The exercise -> How does the data below read from its first line through the line containing "const GRID = '#8a8a8a';"? Print those lines exactly.

Given information ->
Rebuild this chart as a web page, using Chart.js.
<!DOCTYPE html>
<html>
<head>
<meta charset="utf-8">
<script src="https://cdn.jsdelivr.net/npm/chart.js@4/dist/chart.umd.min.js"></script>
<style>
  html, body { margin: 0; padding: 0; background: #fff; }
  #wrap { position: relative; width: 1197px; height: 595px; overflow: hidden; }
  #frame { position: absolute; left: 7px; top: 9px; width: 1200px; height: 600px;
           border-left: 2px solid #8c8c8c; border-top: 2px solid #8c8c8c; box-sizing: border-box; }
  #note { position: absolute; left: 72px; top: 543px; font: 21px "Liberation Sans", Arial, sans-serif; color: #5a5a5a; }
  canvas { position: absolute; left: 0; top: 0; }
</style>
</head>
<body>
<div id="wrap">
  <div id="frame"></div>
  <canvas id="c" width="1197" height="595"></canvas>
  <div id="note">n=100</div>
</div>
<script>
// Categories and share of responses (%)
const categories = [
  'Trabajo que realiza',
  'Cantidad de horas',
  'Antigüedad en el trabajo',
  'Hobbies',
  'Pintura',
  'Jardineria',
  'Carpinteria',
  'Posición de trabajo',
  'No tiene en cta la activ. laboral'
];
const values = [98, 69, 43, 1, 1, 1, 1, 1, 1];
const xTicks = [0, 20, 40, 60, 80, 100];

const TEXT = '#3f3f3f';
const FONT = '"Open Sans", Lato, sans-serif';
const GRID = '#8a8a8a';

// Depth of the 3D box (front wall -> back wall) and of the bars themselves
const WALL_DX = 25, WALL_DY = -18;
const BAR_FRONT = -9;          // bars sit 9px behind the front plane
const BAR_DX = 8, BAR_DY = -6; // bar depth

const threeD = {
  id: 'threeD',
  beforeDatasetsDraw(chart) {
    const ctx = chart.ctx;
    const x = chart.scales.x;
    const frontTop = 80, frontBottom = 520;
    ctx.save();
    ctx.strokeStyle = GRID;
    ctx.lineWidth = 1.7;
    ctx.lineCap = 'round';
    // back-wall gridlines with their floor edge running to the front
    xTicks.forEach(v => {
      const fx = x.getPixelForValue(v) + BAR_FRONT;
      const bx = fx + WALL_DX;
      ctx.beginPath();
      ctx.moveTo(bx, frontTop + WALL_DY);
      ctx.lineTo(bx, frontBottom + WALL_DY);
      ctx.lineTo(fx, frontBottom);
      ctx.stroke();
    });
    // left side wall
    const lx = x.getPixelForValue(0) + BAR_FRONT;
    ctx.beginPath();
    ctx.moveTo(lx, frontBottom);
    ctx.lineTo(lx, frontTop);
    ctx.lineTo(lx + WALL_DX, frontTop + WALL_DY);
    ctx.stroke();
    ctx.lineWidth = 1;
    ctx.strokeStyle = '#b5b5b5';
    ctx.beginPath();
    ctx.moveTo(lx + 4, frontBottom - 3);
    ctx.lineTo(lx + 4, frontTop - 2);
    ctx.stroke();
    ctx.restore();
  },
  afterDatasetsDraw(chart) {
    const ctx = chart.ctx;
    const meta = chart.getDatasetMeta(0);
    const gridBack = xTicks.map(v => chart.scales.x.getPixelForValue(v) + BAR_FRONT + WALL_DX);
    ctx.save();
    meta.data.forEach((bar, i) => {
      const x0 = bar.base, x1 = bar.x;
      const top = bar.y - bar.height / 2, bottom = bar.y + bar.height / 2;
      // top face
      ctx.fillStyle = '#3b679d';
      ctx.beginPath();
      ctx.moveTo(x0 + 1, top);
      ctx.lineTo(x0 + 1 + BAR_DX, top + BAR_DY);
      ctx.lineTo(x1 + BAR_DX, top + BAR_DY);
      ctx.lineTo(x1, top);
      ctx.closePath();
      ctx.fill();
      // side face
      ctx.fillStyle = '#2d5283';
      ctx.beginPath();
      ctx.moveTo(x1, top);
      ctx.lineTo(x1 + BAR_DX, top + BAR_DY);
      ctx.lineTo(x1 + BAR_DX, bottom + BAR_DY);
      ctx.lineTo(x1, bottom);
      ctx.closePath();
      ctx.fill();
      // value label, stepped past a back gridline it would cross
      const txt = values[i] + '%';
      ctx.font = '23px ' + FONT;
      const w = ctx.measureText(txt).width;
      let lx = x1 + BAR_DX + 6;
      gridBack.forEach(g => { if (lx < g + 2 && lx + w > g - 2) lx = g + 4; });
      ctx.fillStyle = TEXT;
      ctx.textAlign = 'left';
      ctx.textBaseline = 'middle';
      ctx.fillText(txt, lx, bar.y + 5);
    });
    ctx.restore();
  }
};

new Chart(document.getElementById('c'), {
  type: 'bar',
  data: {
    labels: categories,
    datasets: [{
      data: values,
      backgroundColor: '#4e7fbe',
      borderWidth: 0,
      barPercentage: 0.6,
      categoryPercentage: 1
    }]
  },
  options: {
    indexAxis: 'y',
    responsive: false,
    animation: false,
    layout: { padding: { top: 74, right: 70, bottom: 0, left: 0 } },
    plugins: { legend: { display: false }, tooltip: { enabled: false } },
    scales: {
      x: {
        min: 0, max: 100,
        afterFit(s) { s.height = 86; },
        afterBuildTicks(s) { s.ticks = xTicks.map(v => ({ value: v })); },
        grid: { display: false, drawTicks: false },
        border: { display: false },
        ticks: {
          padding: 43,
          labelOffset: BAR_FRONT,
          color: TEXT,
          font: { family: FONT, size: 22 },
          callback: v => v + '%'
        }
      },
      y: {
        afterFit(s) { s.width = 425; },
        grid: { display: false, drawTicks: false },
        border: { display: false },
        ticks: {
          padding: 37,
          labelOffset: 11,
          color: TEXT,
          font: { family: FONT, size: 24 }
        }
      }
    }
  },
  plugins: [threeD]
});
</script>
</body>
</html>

Correct output ->
Rebuild this chart as a web page, using Chart.js.
<!DOCTYPE html>
<html>
<head>
<meta charset="utf-8">
<script src="https://cdn.jsdelivr.net/npm/chart.js@4/dist/chart.umd.min.js"></script>
<style>
  html, body { margin: 0; padding: 0; background: #fff; }
  #wrap { position: relative; width: 1197px; height: 595px; overflow: hidden; }
  #frame { position: absolute; left: 7px; top: 9px; width: 1200px; height: 600px;
           border-left: 2px solid #8c8c8c; border-top: 2px solid #8c8c8c; box-sizing: border-box; }
  #note { position: absolute; left: 72px; top: 543px; font: 21px "Liberation Sans", Arial, sans-serif; color: #5a5a5a; }
  canvas { position: absolute; left: 0; top: 0; }
</style>
</head>
<body>
<div id="wrap">
  <div id="frame"></div>
  <canvas id="c" width="1197" height="595"></canvas>
  <div id="note">n=100</div>
</div>
<script>
// Categories and share of responses (%)
const categories = [
  'Trabajo que realiza',
  'Cantidad de horas',
  'Antigüedad en el trabajo',
  'Hobbies',
  'Pintura',
  'Jardineria',
  'Carpinteria',
  'Posición de trabajo',
  'No tiene en cta la activ. laboral'
];
const values = [98, 69, 43, 1, 1, 1, 1, 1, 1];
const xTicks = [0, 20, 40, 60, 80, 100];

const TEXT = '#3f3f3f';
const FONT = '"Open Sans", Lato, sans-serif';
const GRID = '#8a8a8a';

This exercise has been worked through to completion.